Donald Trump appears to be warming to the White House. The kitchen has been stocked with the new US president’s favorite snacks, like potato chips, and he even finds the telephones “beautiful,” according to the New York Times.
But the Trump business brand may be faring even better.
Trump’s Mar-a-Lago private resort in Palm Beach, Florida, has doubled its initiation fee from last year to $200,000, bringing it back to the price before the US recession in 2008, an administrative assistant said, adding that membership is nearing the 500-member cap. The near century-old golf and beach club, which “sits royally amidst 20 valuable acres of manicured lawns,” was meant by its creator, cereal heiress Marjorie Merriweather Post, to become the winter White House when she bequeathed it to the US in 1973, but it took Trump to make it so.
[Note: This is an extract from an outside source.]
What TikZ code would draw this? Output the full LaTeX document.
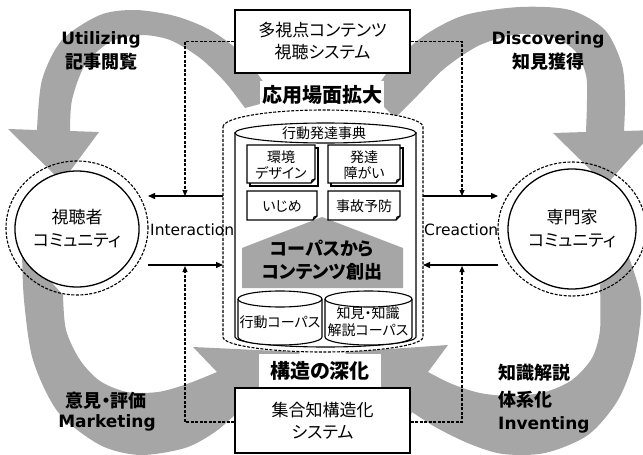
\documentclass[tikz,border=0pt]{standalone}
\usepackage{fontspec}
\setmainfont{DejaVu Sans}
\newfontfamily\jp{Noto Sans CJK JP}[RawFeature=+palt]
\usetikzlibrary{shapes.geometric,arrows.meta}
\definecolor{bandgray}{RGB}{166,166,166}
\begin{document}
\begin{tikzpicture}[x=1pt,y=-1pt,
  band/.style={fill=bandgray},
  boxst/.style={draw, line width=1.2pt, fill=white, align=center},
  docline/.style={line width=1.1pt},
  cylline/.style={line width=1.1pt},
  dashst/.style={line width=1.1pt, dash pattern=on 3pt off 1.5pt},
  jpa/.style={font=\jp\fontsize{17}{22}\selectfont, align=center, inner sep=0pt},
  jps/.style={font=\jp\fontsize{14}{16.5}\selectfont, align=center, inner sep=0pt},
  jpb/.style={font=\jp\bfseries\fontsize{18}{23}\selectfont, align=center, inner sep=0pt},
  jpbig/.style={font=\jp\bfseries\fontsize{20}{24}\selectfont, align=center},
  latb/.style={font=\bfseries\fontsize{17}{20}\selectfont, inner sep=0pt},
  latr/.style={font=\fontsize{15.5}{18}\selectfont, inner sep=0pt},
  solidarrow/.style={line width=1.3pt, -{Triangle[length=7pt,width=6pt]}},
  dasharrow/.style={dashst, -{Triangle[length=6pt,width=5pt]}}
]
\useasboundingbox (0,0) rectangle (643,455);

% ---- gray bands ----
\fill[band] plot[smooth] coordinates {(275,100) (262,80) (240,52) (210,30) (175,16) (135,10) (100,15) (62,40) (42,80) (37,130)}
  -- (8,129) -- (62,182) -- (99,132) -- (70,131)
  -- plot[smooth] coordinates {(70,131) (72,100) (85,65) (110,42) (140,35) (170,40) (200,58) (225,82) (245,108)} -- cycle;
\fill[band] plot[smooth] coordinates {(372,95) (395,62) (425,35) (465,15) (520,7) (570,10) (605,30) (622,65) (625,100) (624,131)}
  -- (655,130) -- (606,185) -- (553,133) -- (586,132)
  -- plot[smooth] coordinates {(586,132) (587,100) (586,75) (576,52) (555,38) (520,34) (480,45) (445,68) (418,95) (395,118)} -- cycle;
\fill[band] plot[smooth] coordinates {(22,250) (24,300) (33,360) (58,412) (100,445) (140,455) (185,448) (215,432) (238,412)}
  -- (250,452) -- (300,352) -- (193,347) -- (217,372)
  -- plot[smooth] coordinates {(217,372) (187,384) (158,392) (127,392) (100,381) (80,360) (66,330) (63,295)} -- cycle;
\fill[band] plot[smooth] coordinates {(628,255) (641,300) (635,355) (618,400) (588,435) (545,453) (503,454) (470,444) (437,428) (412,412)}
  -- (398,452) -- (345,352) -- (448,345) -- (428,372)
  -- plot[smooth] coordinates {(428,372) (452,384) (480,393) (512,396) (545,392) (572,380) (592,358) (600,330) (600,285)} -- cycle;

% ---- outer dashed cylinder ----
\draw[dashst, fill=white]
  (223,127) arc[start angle=180, end angle=360, x radius=100, y radius=17]
  -- (423,337) arc[start angle=0, end angle=180, x radius=100, y radius=15] -- cycle;
% ---- inner cylinder ----
\draw[cylline, fill=white] (235,133) -- (235,337) arc[start angle=180, end angle=0, x radius=90.5, y radius=10] -- (416,133) -- cycle;
\draw[cylline, fill=white] (325.5,133) ellipse[x radius=90.5, y radius=10];
\node[jps] (dict) at (324,133) {行動発達事典};

% ---- gray pentagon ----
\fill[bandgray] (242,248) -- (322,217) -- (403,248) -- (403,288) -- (242,288) -- cycle;

% ---- document boxes ----
\draw[docline, fill=white] (250,148) rectangle (318,186);
\draw[docline, fill=white] (247,145) -- (315,145) -- (315,179) -- (311,183) -- (247,183) -- cycle;
\draw[docline] (311,183) -- (312,180) -- (315,179);
\node[jps] (d1) at (281,165) {環境\\デザイン};
\draw[docline, fill=white] (331,148) rectangle (403,186);
\draw[docline, fill=white] (328,145) -- (400,145) -- (400,179) -- (396,183) -- (328,183) -- cycle;
\draw[docline] (396,183) -- (397,180) -- (400,179);
\node[jps] (d2) at (364,165) {発達\\障がい};
\draw[docline, fill=white] (247,191) -- (317,191) -- (317,216) -- (313,220) -- (247,220) -- cycle;
\draw[docline] (313,220) -- (314,217) -- (317,216);
\node[jps] (d3) at (282,206) {いじめ};
\draw[docline, fill=white] (328,191) -- (400,191) -- (400,216) -- (396,220) -- (328,220) -- cycle;
\draw[docline] (396,220) -- (397,217) -- (400,216);
\node[jps] (d4) at (364,206) {事故予防};

\node[jpb] (corpus) at (322,260.5) {コーパスから\\コンテンツ創出};

% ---- small cylinders ----
\draw[cylline, fill=white] (238,299) -- (238,337) arc[start angle=180, end angle=0, x radius=42, y radius=8] -- (322,299);
\draw[cylline, fill=white] (280,299) ellipse[x radius=42, y radius=8];
\node[jps] (c1) at (280,322) {行動コーパス};
\draw[cylline, fill=white] (325,299) -- (325,337) arc[start angle=180, end angle=0, x radius=43.5, y radius=8] -- (412,299);
\draw[cylline, fill=white] (368.5,299) ellipse[x radius=43.5, y radius=8];
\node[jps] (c2) at (368,321.5) {知見・知識\\解説コーパス};

% ---- bold labels with white ground ----
\node[jpbig, fill=white, inner xsep=2pt, inner ysep=0pt, minimum height=28pt] (app) at (322,95) {応用場面拡大};
\node[jpbig, fill=white, inner sep=0pt, minimum width=122pt, minimum height=34pt] (deep) at (320,371) {構造の深化};

% ---- system boxes ----
\node[boxst, jpa, minimum width=175pt, minimum height=63pt] (topbox) at (322.5,41.5) {多視点コンテンツ\\視聴システム};
\node[boxst, jpa, minimum width=175pt, minimum height=65pt] (botbox) at (322.5,420.5) {集合知構造化\\システム};

% ---- communities ----
\node[draw, ellipse, dashst, minimum width=142pt, minimum height=134pt] (lcd) at (77,228) {};
\node[draw, ellipse, line width=1.3pt, fill=white, minimum width=124pt, minimum height=116pt, jpa, font=\jp\fontsize{17}{23}\selectfont] (lc) at (77,229) {視聴者\\コミュニティ};
\node[draw, ellipse, dashst, minimum width=148pt, minimum height=134pt] (rcd) at (572,229) {};
\node[draw, ellipse, line width=1.3pt, fill=white, minimum width=128pt, minimum height=120pt, jpa, font=\jp\fontsize{17}{23}\selectfont] (rc) at (572,229) {専門家\\コミュニティ};

% ---- corner labels ----
\node[latb] (util) at (101,40) {Utilizing};
\node[jpb] (util2) at (101,62) {記事閲覧};
\node[latb] (disc) at (548,40) {Discovering};
\node[jpb] (disc2) at (548,62) {知見獲得};
\node[jpb] (mark2) at (106,401) {意見・評価};
\node[latb] (mark) at (107,423) {Marketing};
\node[jpb, anchor=west] (inv1) at (498,373) {知識解説};
\node[jpb, anchor=west] (inv2) at (498,400) {体系化};
\node[latb, anchor=west] (inv3) at (498,425) {Inventing};

\node[latr, anchor=west] (inter) at (150,230) {Interaction};
\node[latr, anchor=west] (creac) at (424,230) {Creaction};

% ---- connector end points ----
\coordinate (cylL1) at (223,196);
\coordinate (lcT) at (148,196);
\coordinate (lcB) at (148,265);
\coordinate (cylL2) at (223,265);
\coordinate (cylR1) at (423,196);
\coordinate (rcT) at (498,196);
\coordinate (rcB) at (498,265);
\coordinate (cylR2) at (423,265);
\coordinate (dL1) at (185,196);
\coordinate (dR1) at (462,196);
\coordinate (dL2) at (185,266);
\coordinate (dR2) at (462,266);

\draw[solidarrow] (cylL1) -- (lcT);
\draw[solidarrow] (lcB) -- (cylL2);
\draw[solidarrow] (cylR1) -- (rcT);
\draw[solidarrow] (rcB) -- (cylR2);

\draw[dasharrow] (topbox.west) -| (dL1);
\draw[dasharrow] (topbox.east) -| (dR1);
\draw[dasharrow] ([yshift=-1.5pt]botbox.west) -| (dL2);
\draw[dasharrow] ([yshift=-1.5pt]botbox.east) -| (dR2);
\end{tikzpicture}
\end{document}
Cocktail prices have already climbed at the new Trump International Hotel in Washington DC down the street from the White House and Trump Hotels is optimistic it can expand to more cities. “There are 26 major metropolitan areas in the U.S., and we’re in five,” Eric Danziger, CEO of Trump Hotels told a lodging conference in Los Angeles this week, Bloomberg reported. “I don’t see any reason that we couldn’t be in all of them eventually.”
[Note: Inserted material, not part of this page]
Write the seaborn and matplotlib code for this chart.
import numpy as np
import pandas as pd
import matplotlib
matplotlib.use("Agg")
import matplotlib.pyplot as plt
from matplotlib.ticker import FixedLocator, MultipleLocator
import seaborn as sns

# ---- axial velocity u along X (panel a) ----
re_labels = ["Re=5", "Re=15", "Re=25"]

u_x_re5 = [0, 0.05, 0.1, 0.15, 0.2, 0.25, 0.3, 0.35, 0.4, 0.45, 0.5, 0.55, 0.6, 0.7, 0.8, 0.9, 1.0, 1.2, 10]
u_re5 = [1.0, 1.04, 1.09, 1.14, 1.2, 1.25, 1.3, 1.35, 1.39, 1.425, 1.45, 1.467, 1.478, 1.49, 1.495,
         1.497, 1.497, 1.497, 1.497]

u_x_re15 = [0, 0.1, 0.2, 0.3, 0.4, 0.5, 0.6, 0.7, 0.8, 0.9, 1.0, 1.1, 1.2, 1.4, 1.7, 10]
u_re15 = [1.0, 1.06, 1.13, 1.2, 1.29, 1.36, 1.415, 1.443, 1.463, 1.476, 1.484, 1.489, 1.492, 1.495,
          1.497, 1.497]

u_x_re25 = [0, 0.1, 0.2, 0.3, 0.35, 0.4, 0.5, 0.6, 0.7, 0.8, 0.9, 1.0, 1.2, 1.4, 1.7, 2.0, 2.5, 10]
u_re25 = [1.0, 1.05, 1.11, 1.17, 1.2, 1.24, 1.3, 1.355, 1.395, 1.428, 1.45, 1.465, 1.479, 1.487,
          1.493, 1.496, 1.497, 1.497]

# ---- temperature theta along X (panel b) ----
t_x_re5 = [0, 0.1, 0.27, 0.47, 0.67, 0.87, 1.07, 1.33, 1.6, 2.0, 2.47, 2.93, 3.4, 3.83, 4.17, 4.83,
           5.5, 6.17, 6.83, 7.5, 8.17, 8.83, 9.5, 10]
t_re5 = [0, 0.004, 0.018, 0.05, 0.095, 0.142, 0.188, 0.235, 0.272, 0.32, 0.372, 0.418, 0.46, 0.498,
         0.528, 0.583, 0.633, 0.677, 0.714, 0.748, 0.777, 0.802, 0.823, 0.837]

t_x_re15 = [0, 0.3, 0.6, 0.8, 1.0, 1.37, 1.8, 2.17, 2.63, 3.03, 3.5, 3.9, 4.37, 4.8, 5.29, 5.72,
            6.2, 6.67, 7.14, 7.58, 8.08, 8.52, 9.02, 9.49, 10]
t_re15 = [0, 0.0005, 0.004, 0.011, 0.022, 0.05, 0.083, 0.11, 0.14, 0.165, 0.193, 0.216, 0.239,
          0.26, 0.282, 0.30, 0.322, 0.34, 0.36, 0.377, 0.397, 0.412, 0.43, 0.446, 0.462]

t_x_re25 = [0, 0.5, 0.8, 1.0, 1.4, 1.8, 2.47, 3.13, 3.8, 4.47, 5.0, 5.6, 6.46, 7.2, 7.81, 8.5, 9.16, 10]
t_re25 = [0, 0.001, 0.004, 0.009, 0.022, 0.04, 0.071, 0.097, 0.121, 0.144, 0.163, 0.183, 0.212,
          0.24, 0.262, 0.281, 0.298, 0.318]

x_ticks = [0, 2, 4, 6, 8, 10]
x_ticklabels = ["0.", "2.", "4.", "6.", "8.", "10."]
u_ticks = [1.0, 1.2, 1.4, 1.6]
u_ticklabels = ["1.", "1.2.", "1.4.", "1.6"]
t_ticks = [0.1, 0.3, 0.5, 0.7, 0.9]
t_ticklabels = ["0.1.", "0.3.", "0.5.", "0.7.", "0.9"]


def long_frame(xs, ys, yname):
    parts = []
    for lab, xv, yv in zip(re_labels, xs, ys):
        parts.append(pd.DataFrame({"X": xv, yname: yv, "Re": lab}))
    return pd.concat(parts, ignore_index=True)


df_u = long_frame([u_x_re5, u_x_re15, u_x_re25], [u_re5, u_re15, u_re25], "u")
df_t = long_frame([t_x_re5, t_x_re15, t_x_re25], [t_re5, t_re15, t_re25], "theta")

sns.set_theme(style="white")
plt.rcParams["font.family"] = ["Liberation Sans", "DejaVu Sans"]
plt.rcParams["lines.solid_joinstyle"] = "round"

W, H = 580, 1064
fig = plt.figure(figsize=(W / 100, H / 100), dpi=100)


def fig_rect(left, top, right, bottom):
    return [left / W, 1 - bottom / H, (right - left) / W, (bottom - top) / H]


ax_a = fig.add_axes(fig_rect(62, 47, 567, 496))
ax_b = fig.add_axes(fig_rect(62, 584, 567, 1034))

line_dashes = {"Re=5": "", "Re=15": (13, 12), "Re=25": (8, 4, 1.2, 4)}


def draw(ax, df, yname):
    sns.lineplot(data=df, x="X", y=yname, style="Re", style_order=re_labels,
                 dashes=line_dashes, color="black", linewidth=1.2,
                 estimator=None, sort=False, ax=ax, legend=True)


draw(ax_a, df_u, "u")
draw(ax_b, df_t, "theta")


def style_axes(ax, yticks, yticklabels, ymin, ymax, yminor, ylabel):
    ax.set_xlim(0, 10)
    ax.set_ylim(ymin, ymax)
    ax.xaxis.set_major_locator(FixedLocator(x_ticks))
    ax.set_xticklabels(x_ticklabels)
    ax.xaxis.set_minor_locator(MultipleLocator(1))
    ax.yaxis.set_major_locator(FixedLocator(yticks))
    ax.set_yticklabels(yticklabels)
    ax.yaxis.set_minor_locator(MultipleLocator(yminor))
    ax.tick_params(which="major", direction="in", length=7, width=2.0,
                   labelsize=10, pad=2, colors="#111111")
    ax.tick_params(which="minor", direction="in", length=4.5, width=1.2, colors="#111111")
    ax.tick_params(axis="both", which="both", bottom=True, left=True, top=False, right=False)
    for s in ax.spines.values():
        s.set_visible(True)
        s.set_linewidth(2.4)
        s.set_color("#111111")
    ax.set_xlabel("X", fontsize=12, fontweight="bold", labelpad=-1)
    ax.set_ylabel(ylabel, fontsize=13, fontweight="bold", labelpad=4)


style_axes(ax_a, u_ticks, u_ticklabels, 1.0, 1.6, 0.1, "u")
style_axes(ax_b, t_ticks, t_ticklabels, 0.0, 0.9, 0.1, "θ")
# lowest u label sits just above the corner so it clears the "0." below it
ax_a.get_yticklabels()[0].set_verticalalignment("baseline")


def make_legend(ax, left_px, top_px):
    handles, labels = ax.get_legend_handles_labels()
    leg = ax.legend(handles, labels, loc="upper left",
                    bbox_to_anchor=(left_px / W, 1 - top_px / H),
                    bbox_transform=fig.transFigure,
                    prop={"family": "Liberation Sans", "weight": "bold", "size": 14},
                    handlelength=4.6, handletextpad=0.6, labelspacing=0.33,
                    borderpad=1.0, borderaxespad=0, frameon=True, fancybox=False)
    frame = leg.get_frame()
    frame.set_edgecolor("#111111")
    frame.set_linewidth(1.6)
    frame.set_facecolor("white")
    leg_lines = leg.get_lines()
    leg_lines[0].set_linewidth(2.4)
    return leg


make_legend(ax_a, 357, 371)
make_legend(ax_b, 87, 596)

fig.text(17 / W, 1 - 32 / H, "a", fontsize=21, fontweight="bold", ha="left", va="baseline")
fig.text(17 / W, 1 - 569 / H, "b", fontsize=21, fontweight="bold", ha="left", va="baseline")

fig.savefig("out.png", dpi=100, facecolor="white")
President Trump himself continues to be dogged by allegations of conflicts of interest that have already sparked one lawsuit during his first week in office. Instead of divesting of his businesses as critics have suggested, Trump has given up leadership of the Trump Organization, putting his older sons in charge.
The company has planned a new line of hotels without the family name, called Scion, which it plans to build in smaller cities.
Given the apparent rise in value of the Trump name, perhaps his sons will rethink that idea.